Autumn in Eastern Europe
 
Prep time
Cook time
Total time
 
The hearty, Eastern European style of cooking can be "different" to our American palates. I think it provides a wonderful way to eat with the seasons. Cabbage is abundant year round, but it's never better than in the fall. Find a local farmer who grows cabbage without pesticides. Even if it is not labeled organic, you will be in for a healthy, delicious, and inexpensive treat. I paired the cabbage with golden delicious apples cooked with apple cider in my slow cooker, Field Roast Smoked Apple Sage Sausage, and kasha (cooked buckwheat groats). If you can’t find Field Roast in your stores, a package of Tofurky Kielbasa will also work well.
Author:
Recipe type: Slow Cooker Meals
Cuisine: Eastern European
Serves: 4
Ingredients
  • 1 tablespoon extra virgin olive oil
  • 1 red onion, halved and thinly sliced
  • 1 medium head of green or red cabbage, thinly sliced
  • 3 organic Granny Smith apples, shredded
  • 1 cup of organic vegetable stock
  • 3 tablespoons brown sugar
  • 3 tablespoons apple cider vinegar (preferably Bragg Organic Raw Apple Cider Vinegar)
  • 5 tablespoons fresh dill weed, finely chopped (divided use)
  • 2 teaspoons caraway seeds (divided use)
  • 1 package Field Roast Smoked Apple Sage Sausage, casings removed and cut in half or quartered
  • Sea salt and freshly ground black pepper to taste
  • 2 teaspoons unsalted butter or non-dairy spread (optional)

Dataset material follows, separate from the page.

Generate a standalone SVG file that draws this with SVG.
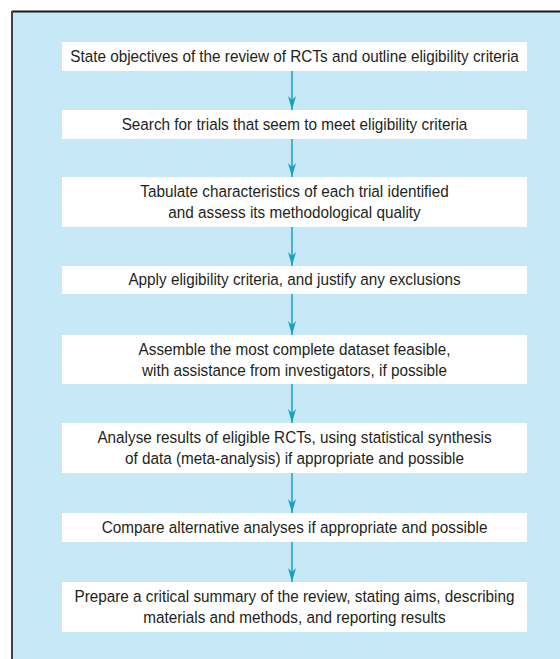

  • 1 cup buckwheat groats
  • 1 large egg, lightly beaten
  • 2 cups of filtered water
  • ½ teaspoon sea salt
Instructions
  1. Heat the olive oil in your slow cooker and sauté the red onion. Add the finely chopped cabbage and sauté a few minutes more. Add the shredded apples, stock, brown sugar, apple cider vinegar, half the dill and caraway and cook on high for 3-4 hours.

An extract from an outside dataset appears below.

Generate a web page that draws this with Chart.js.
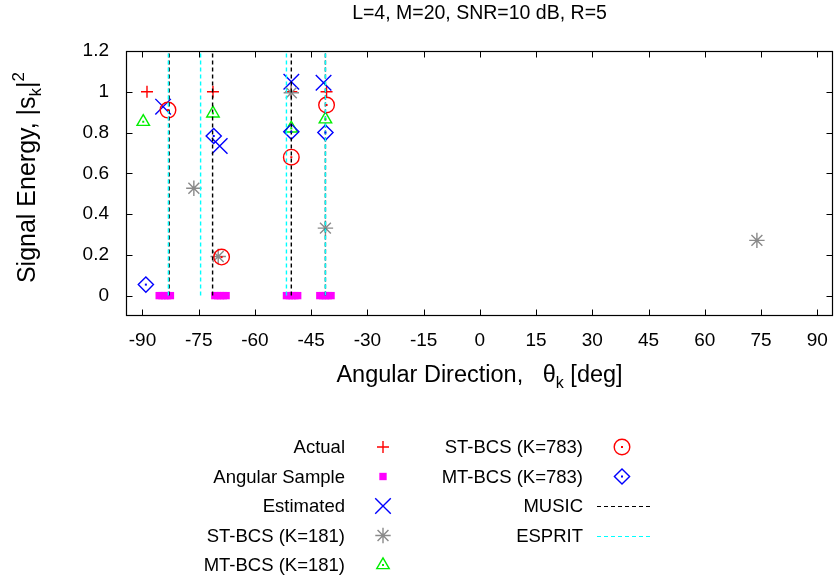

  2. Twenty minutes before you’re ready to eat, at the Field Roast Smoked Apple Sage Sausages to the slow cooker, and turn it to low while you make your kasha.

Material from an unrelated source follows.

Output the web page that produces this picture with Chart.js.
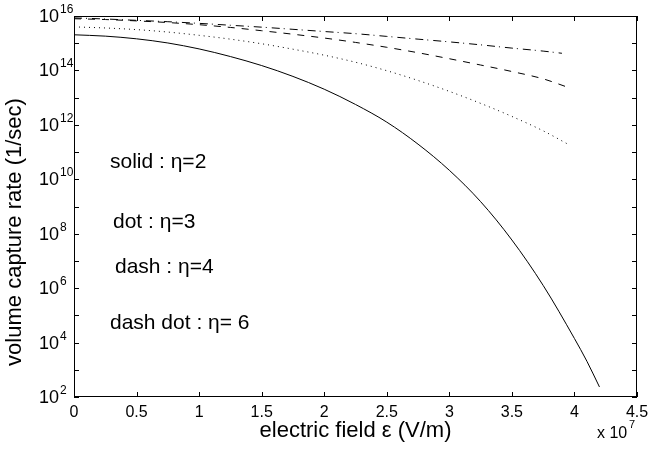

  3. Melt the butter or non-dairy spread in a cast iron skillet – or just spray it with cooking spray. Beat the egg in a small bowl, and add the buckwheat groats. Cook in the hot skillet for 3–4 minutes, and add 2 cups boiling water. Cover the pan and cook for 15 minutes over low heat. After 15 minutes, add a little sea salt to taste and stir. Turn off the heat and leave covered for another 3–5 minutes.
  4. Put some sausage on each plate, along with a healthy amount of the cabbage-apple mixture and the kasha. If you eat dairy, this dish is also good with a dollop of sour cream and delicious with my minty beet and vanilla salad.